Abbiamo scritto più volte dei BTp emessi in dollari USA, un’opportunità di investimento per quanti volessero scommettere sulla valuta americana senza doversi necessariamente accontentare dei bassi rendimenti ormai offerti dalla curva delle scadenze dei Treasuries. Ma il Tesoro italiano ha emesso nel tempo anche titoli di stato denominati in sterline inglesi. Parliamo di due bond rimasti sul mercato e che debuttarono l’uno verso la fine degli anni Novanta e l’altro nei primi anni Duemila. Entrambi esordirono come trentennali.

C’è valore nei BTp in dollari?

Sappiamo che fino a qualche decennio fa, l’Italia aveva la necessità di attirare capitali esteri per rifinanziare il suo già altissimo debito a costi quanto più bassi possibile. E le emissioni in sterline servivano proprio allo scopo, con il Tesoro a confidare nella buona performance futura dell’euro contro la valuta battuta dalla Banca d’Inghilterra.

I due BTp in questione sono l’uno in scadenza il 4 agosto 2028 e con cedola 6% (ISIN: XS0089572316) e l’altro in scadenza il 7 dicembre 2034 e cedola 5,25% (ISIN: XS0197336968), collocati sul mercato rispettivamente nel 1998 e nel 2004. Notiamo subito che il secondo trentennale veniva emesso a tassi già un po’ inferiori al precedente, grazie all’ingresso dell’Italia nell’Eurozona.

Il primo si acquista a quasi 122, per cui offre un rendimento del 2,66%. Il secondo si compra a circa 128, rendendo il 2,57%. Le alte cedole tengono elevati anche i prezzi, ma i rendimenti non risultano scesi ai livelli dei BTp in euro, che sulle medesime scadenze offrivano ieri lo 0,89% e l’1,44% rispettivamente. Questo significa che investendo nei due titoli si porta a casa un rendimento extra di 177 punti base nel primo caso e di 113 nel secondo.

BTp in sterline sottovalutati

Moltiplicando i due dati per gli anni di investimento residui, otteniamo rendimenti extra cumulati del 14% e di oltre il 16% rispettivamente.

Sembra un grosso affare, ma chiaramente dovremmo stare attenti al rischio di cambio. La sterlina nell’ultimo decennio ha perso quasi il 7% contro l’euro, ma è stato dopo il referendum sulla Brexit del 2016 che ha subito uno scossone piuttosto forte.

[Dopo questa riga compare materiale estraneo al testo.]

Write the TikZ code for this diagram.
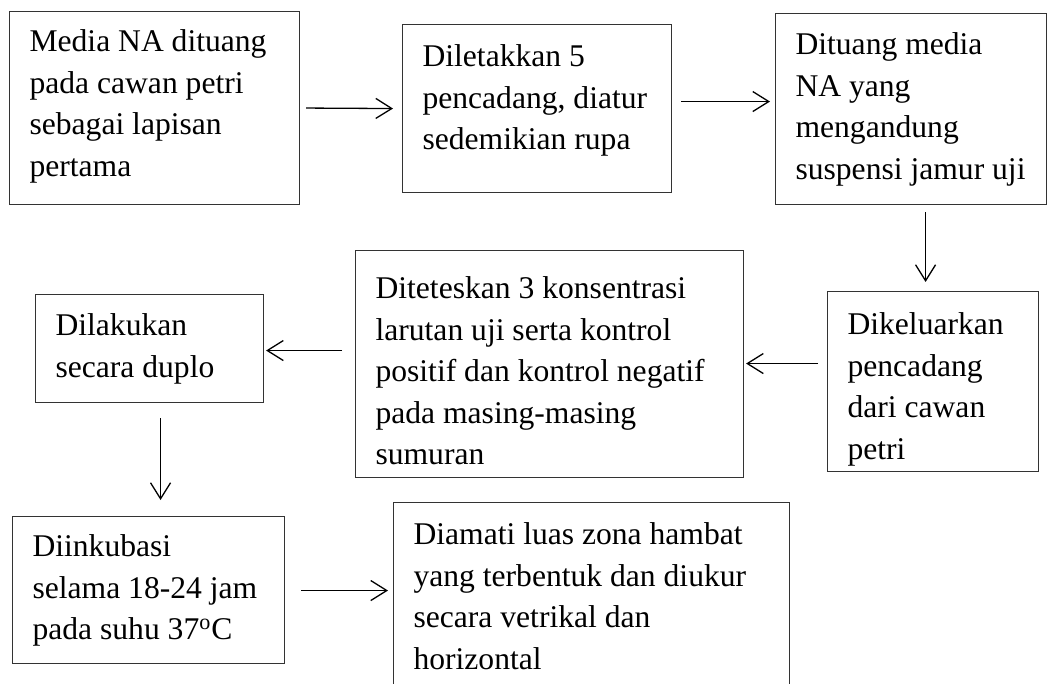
\documentclass[tikz,border=0pt]{standalone}
\usepackage{fontspec}
\setmainfont{Liberation Serif}
\usetikzlibrary{arrows.meta,calc}
\newcommand{\boxtxt}[4]{\parbox[c][#1][t]{#2}{\raggedright\vspace*{#3}#4}}
\tikzset{
  stepbox/.style={draw=black!80, line width=0.55pt, anchor=north west,
    inner xsep=10pt, inner ysep=0pt,
    font=\fontsize{15.8pt}{20.75pt}\selectfont},
  arr/.style={-{Straight Barb[length=8pt,width=10pt]}, line width=0.65pt}
}
\begin{document}
\begin{tikzpicture}[x=0.5pt,y=-0.5pt]
\clip (0,0) rectangle (1049,684);
\fill[white] (0,0) rectangle (1049,684);

\node[stepbox] (b1) at (9,11) {\boxtxt{96.5pt}{125pt}{9.2pt}{%
  \mbox{Media NA dituang}\\ \mbox{pada cawan petri}\\ \mbox{sebagai lapisan}\\ \mbox{pertama}}};
\node[stepbox] (b2) at (402,24) {\boxtxt{84pt}{114.5pt}{10.2pt}{%
  \mbox{Diletakkan 5}\\ \mbox{pencadang, diatur}\\ \mbox{sedemikian rupa}}};
\node[stepbox] (b3) at (775,13) {\boxtxt{95.5pt}{115.5pt}{9.7pt}{%
  \mbox{Dituang media}\\ \mbox{NA yang}\\ \mbox{mengandung}\\ \mbox{suspensi jamur uji}}};
\node[stepbox] (b4) at (827,291) {\boxtxt{90pt}{85.5pt}{10.7pt}{%
  \mbox{Dikeluarkan}\\ \mbox{pencadang}\\ \mbox{dari cawan}\\ \mbox{petri}}};
\node[stepbox] (b5) at (355,250) {\boxtxt{113.5pt}{174pt}{13.2pt}{%
  \mbox{Diteteskan 3 konsentrasi}\\ \mbox{larutan uji serta kontrol}\\ \mbox{positif dan kontrol negatif}\\ \mbox{pada masing-masing}\\ \mbox{sumuran}}};
\node[stepbox] (b6) at (35,294) {\boxtxt{54pt}{94pt}{9.7pt}{%
  \mbox{Dilakukan}\\ \mbox{secara duplo}}};
\node[stepbox] (b7) at (12,516) {\boxtxt{73.5pt}{116pt}{9.2pt}{%
  \mbox{Diinkubasi}\\ \mbox{selama 18-24 jam}\\ \mbox{pada suhu 37\textsuperscript{o}C}}};
\node[stepbox] (b8) at (393,502) {\boxtxt{100pt}{178pt}{10.2pt}{%
  \mbox{Diamati luas zona hambat}\\ \mbox{yang terbentuk dan diukur}\\ \mbox{secara vetrikal dan}\\ \mbox{horizontal}}};

\draw[arr] ($(b1.east)+(6,0)$) -- ($(b2.west)+(-9,0)$);
\draw[arr] ($(b2.east)+(9,-7)$) -- ($(b3.west)+(-5,-7.5)$);
\draw[arr] ($(b3.south)+(14.5,7)$) -- ($(b4.north)+(-7.5,-9)$);
\draw[arr] ($(b4.west)+(-9,-18)$) -- ($(b5.east)+(2,-0.5)$);
\draw[arr] ($(b5.west)+(-13,-13.5)$) -- ($(b6.east)+(2,2)$);
\draw[arr] ($(b6.south)+(11,15)$) -- ($(b7.north)+(12,-16)$);
\draw[arr] ($(b7.east)+(16,0.5)$) -- ($(b8.west)+(-5,-12)$);
\end{tikzpicture}
\end{document}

Al momento, il cambio sembra stabilizzarsi a un po’ meno di 1,12 euro per 1 sterlina.

Dato il medesimo rischio sovrano che si corre investendo nei BTp in euro, possiamo affermare che gli spread riflettano il tasso medio di deprezzamento atteso per la sterlina da qui ai prossimi 8 e 14 anni.

Nessuno può credibilmente fare previsioni così a lungo termine su una coppia valutaria, ma se monitorassimo lo spread Gilt-Bund, troviamo che il mercato si aspetterebbe un rafforzamento medio dell’euro dello 0,70% all’anno fino ai prossimi 15 anni, ben meno di quanto scontato dagli spread tra BTp in sterline e quelli in euro. Ne consegue che i titoli in sterline emessi da Roma sarebbero un po’ sottovalutati e, quindi, starebbero rendendo oltre quanto dovrebbero. Peraltro, la cosiddetta “lex monetae” inciderebbe favorevolmente, abbassando il rischio sovrano nel caso remoto di uscita dell’Italia dall’euro. Se i titoli emessi nella moneta unica potrebbero essere convertiti in lire, più difficilmente ciò avverrebbe con quelli denominati in valute straniere, che resterebbero intatti, cioè continuerebbero ad essere onorati in dollari, sterline, etc.

Il mercato starebbe scontando la Brexit come fattore di rischio a medio termine, dato che non è ancora certo che Londra e Bruxelles riescano a siglare un accordo commerciale per regolare gli scambi dopo la transizione seguita all’uscita del Regno Unito dalla UE. Questo pesa sugli assets denominati in sterline, ma nel caso dei BTp a incidere sembra più che altro il rischio sovrano.